See our April 5, 2018 Update, Canada’s Privacy Breach Notification Requirements Coming into Force, for our summary of the relevant provisions of PIPEDA.

Breach Notification

Each organization will be required to report to the Privacy Commissioner of Canada any breach of security safeguards involving personal information under its control, if it is reasonable in the circumstances to believe the breach creates a real risk of significant harm to an individual.
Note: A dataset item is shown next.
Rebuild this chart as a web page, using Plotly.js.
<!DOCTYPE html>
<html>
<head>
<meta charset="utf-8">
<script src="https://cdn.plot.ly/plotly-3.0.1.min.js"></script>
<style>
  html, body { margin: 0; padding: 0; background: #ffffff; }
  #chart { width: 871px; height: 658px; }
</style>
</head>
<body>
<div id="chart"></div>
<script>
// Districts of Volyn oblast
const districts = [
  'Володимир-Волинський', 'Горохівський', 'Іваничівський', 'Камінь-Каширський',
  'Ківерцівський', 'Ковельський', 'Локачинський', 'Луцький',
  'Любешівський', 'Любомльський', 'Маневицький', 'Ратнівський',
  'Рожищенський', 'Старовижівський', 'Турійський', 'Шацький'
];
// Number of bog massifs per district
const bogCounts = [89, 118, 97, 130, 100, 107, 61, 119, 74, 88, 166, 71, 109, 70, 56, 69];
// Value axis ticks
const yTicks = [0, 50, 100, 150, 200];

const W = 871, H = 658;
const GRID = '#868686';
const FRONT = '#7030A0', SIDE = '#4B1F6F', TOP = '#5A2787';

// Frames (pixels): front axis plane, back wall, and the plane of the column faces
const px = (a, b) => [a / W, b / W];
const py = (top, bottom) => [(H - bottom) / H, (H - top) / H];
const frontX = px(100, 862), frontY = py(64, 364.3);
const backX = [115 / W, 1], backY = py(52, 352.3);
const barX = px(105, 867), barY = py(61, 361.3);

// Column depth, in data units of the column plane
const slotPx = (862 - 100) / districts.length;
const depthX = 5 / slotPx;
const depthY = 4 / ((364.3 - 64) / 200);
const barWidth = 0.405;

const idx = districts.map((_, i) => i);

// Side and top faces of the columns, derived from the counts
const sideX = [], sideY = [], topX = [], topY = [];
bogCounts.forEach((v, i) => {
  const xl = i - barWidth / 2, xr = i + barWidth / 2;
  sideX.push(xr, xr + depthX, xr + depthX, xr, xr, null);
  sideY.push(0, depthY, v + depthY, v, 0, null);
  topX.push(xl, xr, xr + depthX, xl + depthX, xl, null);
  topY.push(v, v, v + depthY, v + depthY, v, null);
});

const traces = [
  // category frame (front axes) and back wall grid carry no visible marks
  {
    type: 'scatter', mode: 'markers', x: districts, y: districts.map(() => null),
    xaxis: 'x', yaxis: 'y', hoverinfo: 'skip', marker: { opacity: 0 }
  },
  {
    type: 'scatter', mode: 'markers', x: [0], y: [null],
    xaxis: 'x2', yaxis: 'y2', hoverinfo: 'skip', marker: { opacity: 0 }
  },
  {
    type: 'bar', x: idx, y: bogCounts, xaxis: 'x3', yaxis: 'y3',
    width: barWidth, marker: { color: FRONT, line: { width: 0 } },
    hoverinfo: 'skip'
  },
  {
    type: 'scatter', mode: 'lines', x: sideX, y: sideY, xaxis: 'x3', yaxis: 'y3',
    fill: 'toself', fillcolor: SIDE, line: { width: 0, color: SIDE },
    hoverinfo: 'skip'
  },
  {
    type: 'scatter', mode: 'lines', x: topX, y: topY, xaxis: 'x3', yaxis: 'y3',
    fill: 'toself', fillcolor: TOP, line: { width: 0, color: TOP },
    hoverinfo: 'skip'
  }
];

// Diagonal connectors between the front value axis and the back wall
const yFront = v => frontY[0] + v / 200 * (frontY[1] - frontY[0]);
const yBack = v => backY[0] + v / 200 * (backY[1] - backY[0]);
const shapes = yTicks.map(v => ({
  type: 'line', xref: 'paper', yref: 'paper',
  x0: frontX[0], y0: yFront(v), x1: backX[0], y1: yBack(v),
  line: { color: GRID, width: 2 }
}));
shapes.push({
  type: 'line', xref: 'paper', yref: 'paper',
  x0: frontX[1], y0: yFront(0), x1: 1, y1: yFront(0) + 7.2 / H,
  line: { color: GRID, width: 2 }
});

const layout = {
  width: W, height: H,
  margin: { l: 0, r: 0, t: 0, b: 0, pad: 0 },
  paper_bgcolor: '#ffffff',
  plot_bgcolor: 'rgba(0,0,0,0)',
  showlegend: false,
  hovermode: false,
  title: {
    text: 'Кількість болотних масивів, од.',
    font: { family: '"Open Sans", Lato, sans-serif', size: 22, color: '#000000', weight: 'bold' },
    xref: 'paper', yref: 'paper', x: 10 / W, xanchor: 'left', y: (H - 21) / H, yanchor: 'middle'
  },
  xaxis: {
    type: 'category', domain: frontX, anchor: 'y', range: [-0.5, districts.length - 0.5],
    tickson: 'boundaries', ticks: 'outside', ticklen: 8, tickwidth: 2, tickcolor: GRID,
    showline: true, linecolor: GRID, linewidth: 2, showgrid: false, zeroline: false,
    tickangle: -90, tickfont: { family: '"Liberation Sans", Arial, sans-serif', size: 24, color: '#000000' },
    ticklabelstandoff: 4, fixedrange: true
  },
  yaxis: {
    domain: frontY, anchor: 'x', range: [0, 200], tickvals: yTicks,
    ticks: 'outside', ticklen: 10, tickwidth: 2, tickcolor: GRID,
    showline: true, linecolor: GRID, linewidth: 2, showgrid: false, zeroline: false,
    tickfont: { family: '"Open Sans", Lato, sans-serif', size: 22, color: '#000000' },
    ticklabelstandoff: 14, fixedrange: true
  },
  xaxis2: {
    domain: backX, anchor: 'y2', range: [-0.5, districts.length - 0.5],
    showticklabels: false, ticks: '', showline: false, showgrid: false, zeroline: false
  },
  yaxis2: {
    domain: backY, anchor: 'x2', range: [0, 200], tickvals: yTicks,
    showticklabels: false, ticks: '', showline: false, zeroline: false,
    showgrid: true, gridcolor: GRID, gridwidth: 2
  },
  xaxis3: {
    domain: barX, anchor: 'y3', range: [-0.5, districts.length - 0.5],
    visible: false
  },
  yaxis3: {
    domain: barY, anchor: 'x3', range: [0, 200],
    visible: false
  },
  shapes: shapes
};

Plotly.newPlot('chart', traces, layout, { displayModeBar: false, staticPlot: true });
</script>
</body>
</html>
If this test is met, and unless otherwise prohibited by law, an organization will be required to notify an individual of any breach of security safeguards involving the individual’s personal information under the organization’s control.  Both the report to the Commissioner and notification to an individual must be made as soon as feasible after the organization determines that the breach has occurred.

The report to the Privacy Commissioner must be in writing and contain:

(a) a description of the circumstances of the breach and, if known, the cause;
(b) the day on which, or the period during which, the breach occurred or, if neither is known, the approximate period;
(c) a description of the personal information that is the subject of the breach to the extent the information is known;
(d) the number of individuals affected by the breach or, if unknown, the approximate number;
(e) a description of the steps the organization has taken to reduce the risk of harm to affected individuals that could result from the breach or to mitigate that harm;
(f) a description of the steps the organization has taken or intends to take to notify affected individuals of the breach; and
(g) the name and contact information of a person who can answer, on behalf of the organization, the Commissioner’s questions about the breach.

Notably, an organization may submit the best information available at the time of reporting to the Privacy Commissioner and may submit follow-up notifications, if it becomes aware of new information.

The notification to an affected individual must contain:

(a) a description of the circumstances of the breach;
(b) the day on which, or period during which, the breach occurred or, if neither is known, the approximate period;
(c) a description of the personal information that is the subject of the breach to the extent the information is known;
(d) a description of the steps the organization has taken to reduce the risk of harm that could result from the breach;
(e) a description of the steps affected individuals could take to reduce the risk of harm that could result from the breach or to mitigate that harm; and
(f) contact information the affected individual can use to obtain further information about the breach.

The new regulation permits two approaches to sending such notification to affected individuals – direct and indirect.  Direct notification can be done in person, by telephone, mail, email or “any other form of communication that a reasonable person would consider appropriate in the circumstances”. This last form of direct notification allows for flexible forms of notification specific to the circumstances of a particular breach situation.  Indirect notification (given by public communication or similar measure that could reasonably be expected to reach the affected individuals) is to be given where:

(a) direct notification would be likely to cause further harm to the affected individual;
(b) direct notification would be likely to cause undue hardship for the organization; or
(c) the organization does not have contact information for the affected individual.

Record-Keeping

An organization will be required to keep and maintain – for a minimum of 24 months after the day on which the organization determines the breach has occurred – a record of every breach of security safeguards involving personal information under its control.  The record-keeping obligation applies to all breaches, regardless of the risk of harm posed. 

Such a record must contain information that enables the Privacy Commissioner to verify the organization’s compliance with the breach notification requirements.  In other words, the organization must keep sufficient records to show it is tracking personal information security incidents and properly evaluating the risk of harm to individuals.  An organization must provide the Privacy Commission with access to, or a copy of, such records upon request.